--- START PROVIDED MATERIAL ---

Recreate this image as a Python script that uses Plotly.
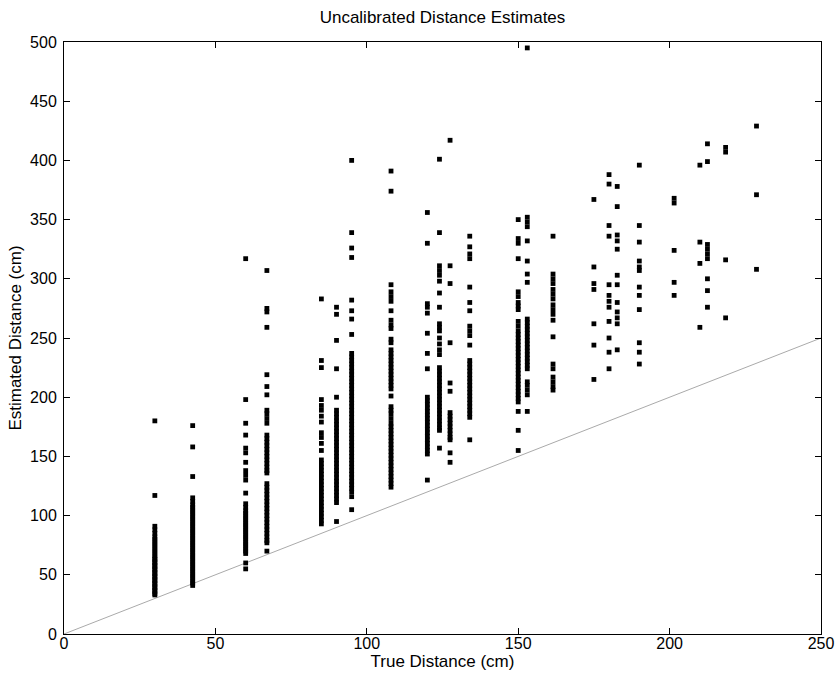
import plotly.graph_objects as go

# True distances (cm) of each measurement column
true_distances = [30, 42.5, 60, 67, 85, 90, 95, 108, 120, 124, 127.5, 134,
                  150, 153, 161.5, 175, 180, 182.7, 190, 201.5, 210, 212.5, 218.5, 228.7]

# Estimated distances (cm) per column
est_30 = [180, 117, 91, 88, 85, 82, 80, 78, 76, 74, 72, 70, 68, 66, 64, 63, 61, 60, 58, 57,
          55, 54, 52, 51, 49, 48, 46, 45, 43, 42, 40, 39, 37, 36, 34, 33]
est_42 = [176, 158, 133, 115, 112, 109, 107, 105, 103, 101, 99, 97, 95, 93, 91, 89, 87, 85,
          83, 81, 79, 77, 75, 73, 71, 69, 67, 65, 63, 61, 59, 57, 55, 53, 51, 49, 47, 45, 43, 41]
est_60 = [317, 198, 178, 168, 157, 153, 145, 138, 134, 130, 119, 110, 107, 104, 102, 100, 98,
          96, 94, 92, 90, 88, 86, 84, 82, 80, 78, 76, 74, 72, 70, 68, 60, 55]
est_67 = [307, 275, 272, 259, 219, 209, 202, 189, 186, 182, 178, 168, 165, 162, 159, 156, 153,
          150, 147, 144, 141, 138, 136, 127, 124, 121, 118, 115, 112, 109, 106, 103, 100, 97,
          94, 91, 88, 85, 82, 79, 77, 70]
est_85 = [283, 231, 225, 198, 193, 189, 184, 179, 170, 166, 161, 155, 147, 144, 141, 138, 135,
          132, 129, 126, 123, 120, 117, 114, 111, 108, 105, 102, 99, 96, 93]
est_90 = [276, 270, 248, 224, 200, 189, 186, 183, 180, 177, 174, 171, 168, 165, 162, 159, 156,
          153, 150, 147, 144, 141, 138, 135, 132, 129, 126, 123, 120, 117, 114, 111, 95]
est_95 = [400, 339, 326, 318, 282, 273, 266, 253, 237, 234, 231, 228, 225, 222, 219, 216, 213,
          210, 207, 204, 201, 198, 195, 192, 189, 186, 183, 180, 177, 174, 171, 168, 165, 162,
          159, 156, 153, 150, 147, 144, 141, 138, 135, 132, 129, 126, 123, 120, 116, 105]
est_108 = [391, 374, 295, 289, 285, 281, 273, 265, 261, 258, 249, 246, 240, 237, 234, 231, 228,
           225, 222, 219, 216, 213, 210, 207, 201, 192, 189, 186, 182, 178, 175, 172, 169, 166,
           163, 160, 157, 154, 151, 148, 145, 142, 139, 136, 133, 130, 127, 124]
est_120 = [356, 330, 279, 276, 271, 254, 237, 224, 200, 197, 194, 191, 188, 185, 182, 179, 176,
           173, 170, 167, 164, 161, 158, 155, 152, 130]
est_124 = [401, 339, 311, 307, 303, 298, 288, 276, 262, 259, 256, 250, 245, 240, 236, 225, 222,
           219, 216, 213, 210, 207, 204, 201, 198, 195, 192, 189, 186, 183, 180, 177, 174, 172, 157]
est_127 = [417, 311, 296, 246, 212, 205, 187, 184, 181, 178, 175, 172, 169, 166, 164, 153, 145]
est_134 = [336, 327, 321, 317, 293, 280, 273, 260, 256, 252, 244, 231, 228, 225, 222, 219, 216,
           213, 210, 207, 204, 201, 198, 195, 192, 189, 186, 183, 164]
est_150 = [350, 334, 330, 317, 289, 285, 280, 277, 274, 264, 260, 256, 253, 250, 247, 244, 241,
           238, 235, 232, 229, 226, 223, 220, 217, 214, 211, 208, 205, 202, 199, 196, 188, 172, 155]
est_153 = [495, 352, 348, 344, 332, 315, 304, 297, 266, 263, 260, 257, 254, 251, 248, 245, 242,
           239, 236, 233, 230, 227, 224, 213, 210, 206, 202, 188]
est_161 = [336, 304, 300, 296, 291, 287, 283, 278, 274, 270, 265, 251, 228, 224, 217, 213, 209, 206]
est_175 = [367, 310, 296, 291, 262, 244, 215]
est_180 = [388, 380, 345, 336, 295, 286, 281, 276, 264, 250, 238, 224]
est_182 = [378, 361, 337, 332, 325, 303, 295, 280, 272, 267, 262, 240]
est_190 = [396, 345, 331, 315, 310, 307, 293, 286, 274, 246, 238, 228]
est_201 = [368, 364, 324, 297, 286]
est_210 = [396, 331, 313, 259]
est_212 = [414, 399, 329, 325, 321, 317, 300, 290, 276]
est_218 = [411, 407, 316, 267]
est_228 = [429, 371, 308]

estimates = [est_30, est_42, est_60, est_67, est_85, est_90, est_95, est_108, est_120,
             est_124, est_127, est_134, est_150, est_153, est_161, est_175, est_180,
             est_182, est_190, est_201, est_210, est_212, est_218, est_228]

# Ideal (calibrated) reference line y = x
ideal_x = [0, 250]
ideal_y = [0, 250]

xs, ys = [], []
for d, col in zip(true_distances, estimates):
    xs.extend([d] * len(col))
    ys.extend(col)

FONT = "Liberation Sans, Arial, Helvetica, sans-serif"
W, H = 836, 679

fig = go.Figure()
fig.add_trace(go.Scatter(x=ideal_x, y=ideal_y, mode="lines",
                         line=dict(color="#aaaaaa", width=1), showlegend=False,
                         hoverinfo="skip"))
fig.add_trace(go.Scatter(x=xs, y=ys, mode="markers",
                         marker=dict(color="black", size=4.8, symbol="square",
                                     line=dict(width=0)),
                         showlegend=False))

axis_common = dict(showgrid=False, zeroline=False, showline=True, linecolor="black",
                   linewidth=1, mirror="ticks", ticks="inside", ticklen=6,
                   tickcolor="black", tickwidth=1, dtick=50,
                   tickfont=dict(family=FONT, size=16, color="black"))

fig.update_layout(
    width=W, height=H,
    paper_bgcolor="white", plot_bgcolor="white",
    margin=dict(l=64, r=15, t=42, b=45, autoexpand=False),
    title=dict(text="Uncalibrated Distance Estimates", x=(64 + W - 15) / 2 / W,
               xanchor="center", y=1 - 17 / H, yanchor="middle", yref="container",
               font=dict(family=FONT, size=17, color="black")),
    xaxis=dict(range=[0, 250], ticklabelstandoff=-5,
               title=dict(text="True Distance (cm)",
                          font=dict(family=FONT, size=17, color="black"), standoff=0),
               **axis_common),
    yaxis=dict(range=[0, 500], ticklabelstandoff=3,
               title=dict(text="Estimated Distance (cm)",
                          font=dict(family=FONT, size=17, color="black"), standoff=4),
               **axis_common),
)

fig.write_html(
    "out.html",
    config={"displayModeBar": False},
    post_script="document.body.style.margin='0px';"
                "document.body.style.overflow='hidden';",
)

--- END PROVIDED MATERIAL ---

● **TO BE DONE**: In your copy of the listing above, reproduce each line exactly and omit all pictures.

● **SOLUTION TO THE EXERCISE**:
Recreate this image as a Python script that uses Plotly.
import plotly.graph_objects as go

# True distances (cm) of each measurement column
true_distances = [30, 42.5, 60, 67, 85, 90, 95, 108, 120, 124, 127.5, 134,
                  150, 153, 161.5, 175, 180, 182.7, 190, 201.5, 210, 212.5, 218.5, 228.7]

# Estimated distances (cm) per column
est_30 = [180, 117, 91, 88, 85, 82, 80, 78, 76, 74, 72, 70, 68, 66, 64, 63, 61, 60, 58, 57,
          55, 54, 52, 51, 49, 48, 46, 45, 43, 42, 40, 39, 37, 36, 34, 33]
est_42 = [176, 158, 133, 115, 112, 109, 107, 105, 103, 101, 99, 97, 95, 93, 91, 89, 87, 85,
          83, 81, 79, 77, 75, 73, 71, 69, 67, 65, 63, 61, 59, 57, 55, 53, 51, 49, 47, 45, 43, 41]
est_60 = [317, 198, 178, 168, 157, 153, 145, 138, 134, 130, 119, 110, 107, 104, 102, 100, 98,
          96, 94, 92, 90, 88, 86, 84, 82, 80, 78, 76, 74, 72, 70, 68, 60, 55]
est_67 = [307, 275, 272, 259, 219, 209, 202, 189, 186, 182, 178, 168, 165, 162, 159, 156, 153,
          150, 147, 144, 141, 138, 136, 127, 124, 121, 118, 115, 112, 109, 106, 103, 100, 97,
          94, 91, 88, 85, 82, 79, 77, 70]
est_85 = [283, 231, 225, 198, 193, 189, 184, 179, 170, 166, 161, 155, 147, 144, 141, 138, 135,
          132, 129, 126, 123, 120, 117, 114, 111, 108, 105, 102, 99, 96, 93]
est_90 = [276, 270, 248, 224, 200, 189, 186, 183, 180, 177, 174, 171, 168, 165, 162, 159, 156,
          153, 150, 147, 144, 141, 138, 135, 132, 129, 126, 123, 120, 117, 114, 111, 95]
est_95 = [400, 339, 326, 318, 282, 273, 266, 253, 237, 234, 231, 228, 225, 222, 219, 216, 213,
          210, 207, 204, 201, 198, 195, 192, 189, 186, 183, 180, 177, 174, 171, 168, 165, 162,
          159, 156, 153, 150, 147, 144, 141, 138, 135, 132, 129, 126, 123, 120, 116, 105]
est_108 = [391, 374, 295, 289, 285, 281, 273, 265, 261, 258, 249, 246, 240, 237, 234, 231, 228,
           225, 222, 219, 216, 213, 210, 207, 201, 192, 189, 186, 182, 178, 175, 172, 169, 166,
           163, 160, 157, 154, 151, 148, 145, 142, 139, 136, 133, 130, 127, 124]
est_120 = [356, 330, 279, 276, 271, 254, 237, 224, 200, 197, 194, 191, 188, 185, 182, 179, 176,
           173, 170, 167, 164, 161, 158, 155, 152, 130]
est_124 = [401, 339, 311, 307, 303, 298, 288, 276, 262, 259, 256, 250, 245, 240, 236, 225, 222,
           219, 216, 213, 210, 207, 204, 201, 198, 195, 192, 189, 186, 183, 180, 177, 174, 172, 157]
est_127 = [417, 311, 296, 246, 212, 205, 187, 184, 181, 178, 175, 172, 169, 166, 164, 153, 145]
est_134 = [336, 327, 321, 317, 293, 280, 273, 260, 256, 252, 244, 231, 228, 225, 222, 219, 216,
           213, 210, 207, 204, 201, 198, 195, 192, 189, 186, 183, 164]
est_150 = [350, 334, 330, 317, 289, 285, 280, 277, 274, 264, 260, 256, 253, 250, 247, 244, 241,
           238, 235, 232, 229, 226, 223, 220, 217, 214, 211, 208, 205, 202, 199, 196, 188, 172, 155]
est_153 = [495, 352, 348, 344, 332, 315, 304, 297, 266, 263, 260, 257, 254, 251, 248, 245, 242,
           239, 236, 233, 230, 227, 224, 213, 210, 206, 202, 188]
est_161 = [336, 304, 300, 296, 291, 287, 283, 278, 274, 270, 265, 251, 228, 224, 217, 213, 209, 206]
est_175 = [367, 310, 296, 291, 262, 244, 215]
est_180 = [388, 380, 345, 336, 295, 286, 281, 276, 264, 250, 238, 224]
est_182 = [378, 361, 337, 332, 325, 303, 295, 280, 272, 267, 262, 240]
est_190 = [396, 345, 331, 315, 310, 307, 293, 286, 274, 246, 238, 228]
est_201 = [368, 364, 324, 297, 286]
est_210 = [396, 331, 313, 259]
est_212 = [414, 399, 329, 325, 321, 317, 300, 290, 276]
est_218 = [411, 407, 316, 267]
est_228 = [429, 371, 308]

estimates = [est_30, est_42, est_60, est_67, est_85, est_90, est_95, est_108, est_120,
             est_124, est_127, est_134, est_150, est_153, est_161, est_175, est_180,
             est_182, est_190, est_201, est_210, est_212, est_218, est_228]

# Ideal (calibrated) reference line y = x
ideal_x = [0, 250]
ideal_y = [0, 250]

xs, ys = [], []
for d, col in zip(true_distances, estimates):
    xs.extend([d] * len(col))
    ys.extend(col)

FONT = "Liberation Sans, Arial, Helvetica, sans-serif"
W, H = 836, 679

fig = go.Figure()
fig.add_trace(go.Scatter(x=ideal_x, y=ideal_y, mode="lines",
                         line=dict(color="#aaaaaa", width=1), showlegend=False,
                         hoverinfo="skip"))
fig.add_trace(go.Scatter(x=xs, y=ys, mode="markers",
                         marker=dict(color="black", size=4.8, symbol="square",
                                     line=dict(width=0)),
                         showlegend=False))

axis_common = dict(showgrid=False, zeroline=False, showline=True, linecolor="black",
                   linewidth=1, mirror="ticks", ticks="inside", ticklen=6,
                   tickcolor="black", tickwidth=1, dtick=50,
                   tickfont=dict(family=FONT, size=16, color="black"))

fig.update_layout(
    width=W, height=H,
    paper_bgcolor="white", plot_bgcolor="white",
    margin=dict(l=64, r=15, t=42, b=45, autoexpand=False),
    title=dict(text="Uncalibrated Distance Estimates", x=(64 + W - 15) / 2 / W,
               xanchor="center", y=1 - 17 / H, yanchor="middle", yref="container",
               font=dict(family=FONT, size=17, color="black")),
    xaxis=dict(range=[0, 250], ticklabelstandoff=-5,
               title=dict(text="True Distance (cm)",
                          font=dict(family=FONT, size=17, color="black"), standoff=0),
               **axis_common),
    yaxis=dict(range=[0, 500], ticklabelstandoff=3,
               title=dict(text="Estimated Distance (cm)",
                          font=dict(family=FONT, size=17, color="black"), standoff=4),
               **axis_common),
)

fig.write_html(
    "out.html",
    config={"displayModeBar": False},
    post_script="document.body.style.margin='0px';"
                "document.body.style.overflow='hidden';",
)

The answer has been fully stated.